China Bypasses GPU Bans with Massive LineShine Supercomputer

China's new LineShine supercomputer hits 1.54 exaflops using only Armv9 CPUs, proving they don't need Nvidia GPUs to train AI models.

I see a lot of talk about how US chip bans will stop AI growth. People think without Nvidia, everything just halts. They forget that smart teams always find a way around a wall.

That is exactly what we see with the new LineShine supercomputer. It hits 1.54 exaflops without using a single traditional GPU. This is a massive shift in how we think about AI power.

It turns out you can do a lot with just CPUs if you build them the right way. Let's look at how they pulled this off.

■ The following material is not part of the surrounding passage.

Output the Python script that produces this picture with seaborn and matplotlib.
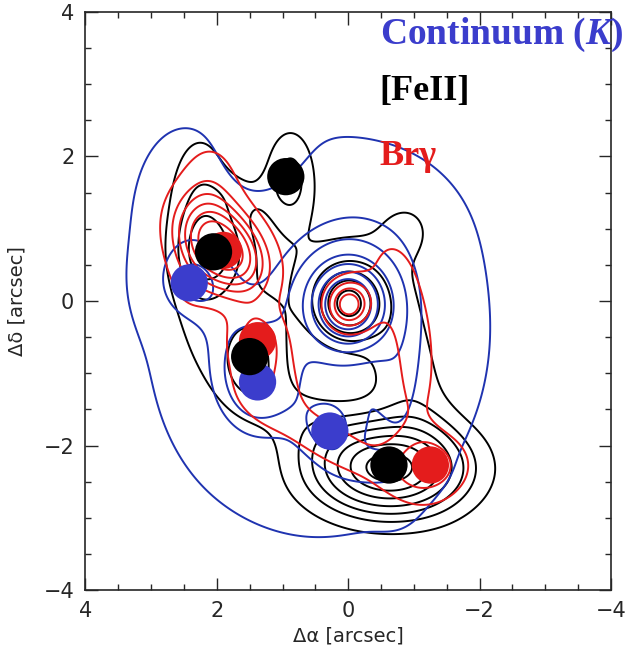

When the usual hardware isn't an option

For years, the industry relied on a simple recipe. You pair general-purpose CPUs with beefy GPUs to handle the heavy lifting. This combo is the gold standard for most data centers. It works well for almost every workload you can throw at it.

But the world changed when export rules tightened. Now, many high-end chips can't easily reach certain markets. This forced engineers to rethink their hardware stack from the ground up. They had to stop relying on external GPUs.

Instead, they focused on massive, CPU-only clusters. It's a bold bet. If you can make a CPU act like a GPU, you don't need to ask for permission. That is the core idea behind this new machine.

Building a monster without gpus

The LineShine system is big. It uses 20,480 nodes. Each node packs two custom LX2 chips. That means you have over 40,000 processors working in sync. It's a massive amount of silicon.

The LX2 chip is the secret sauce here. It's an Armv9 design. Most people think Arm is just for phones, but they are wrong. These chips are built for heavy math and AI training.

Each chip has 304 cores. That is a lot of compute power in one package. They also packed in SVE and SME units. These help the chip handle vector and matrix math. This is the stuff that usually burns through GPU cycles.

The team also used a smart memory setup. They put 32 GB of HBM right on the chip. Then they added 256 GB of DDR5 off-chip. This gives them high speed and plenty of room to move data.

They also built a custom network called LQLink. It moves data at 1.6 Tb/s per node. Without this, the system would just crawl. Everything has to be fast for this to work.

The result is 1.54 exaflops of performance. That is world-class power. They even hit 2.16 exaflops on specific tasks. It's a clear sign that they aren't slowing down.

Peeking under the hood of the LX2

The LX2 is a chiplet-based design. Each chip has two compute chiplets. Within those, you find eight clusters of cores. Each cluster has 38 cores sharing a 28.5 MB cache.

This layout is tricky. You have to be careful where you put your data. The team used a special SDMA engine for this. It moves data between the fast HBM and the slower DDR5 memory.

Developers had to write custom code for this. It's not a "plug and play" system. You need to manage cache residency and tensor placement manually. It's hard work, but the performance payoff is real.

The chip supports many formats. You get FP64 for math and INT8 for AI. It's a versatile beast. It shows that if you design the silicon right, you can ditch the GPU entirely.

What this means for the future

We are going to see more of this. If companies can't get GPUs, they will build their own solutions. This pushes innovation in unexpected ways. It forces us to move away from old habits.

Homogeneous systems are easier to manage in some ways. You don't have to move data between a CPU and a GPU. That saves time and power. It also removes a lot of the overhead that slows down current clusters.

I think this will change the conversation. We used to think AI had to run on GPUs. Now we know that isn't true. We just need better CPUs and smarter software. The race isn't over yet.

Quick questions answered

Is this faster than an Nvidia cluster?
It's hard to say. We don't have direct benchmarks. But it's clearly powerful enough for large-scale AI work.

Who made the LX2 chip?
The official source is quiet. Most experts point to Huawei or a government-backed group.

Can these CPUs really do GPU work?
Yes. The specialized vector and matrix units allow them to handle the same math that GPUs excel at.

What is the big downside?
It's very hard to program. You have to manage memory and data movement by hand.

Will this stop the need for US chips?
It reduces the need, but it doesn't solve every problem. It's a workaround, not a perfect replacement.

My honest take on this

I think this is a wake-up call for the industry. We spent too long assuming the GPU-centric model was the only path. It turns out that if you paint a company into a corner, they just build a better door.

The LineShine project is impressive. It's not just about the raw speed. It's about the sheer engineering grit required to make a CPU cluster this efficient. I have a lot of respect for that kind of focus.

I am curious to see how the software ecosystem evolves. Right now, this machine is a custom-built tool. If they can make the programming easier, it will be a game changer for researchers everywhere.

The thing that gets me is the efficiency. By cutting out the middleman, they might be on to something. I think we will see more CPU-only clusters in the coming years. It's not the end of GPUs, but it's the end of their monopoly on AI.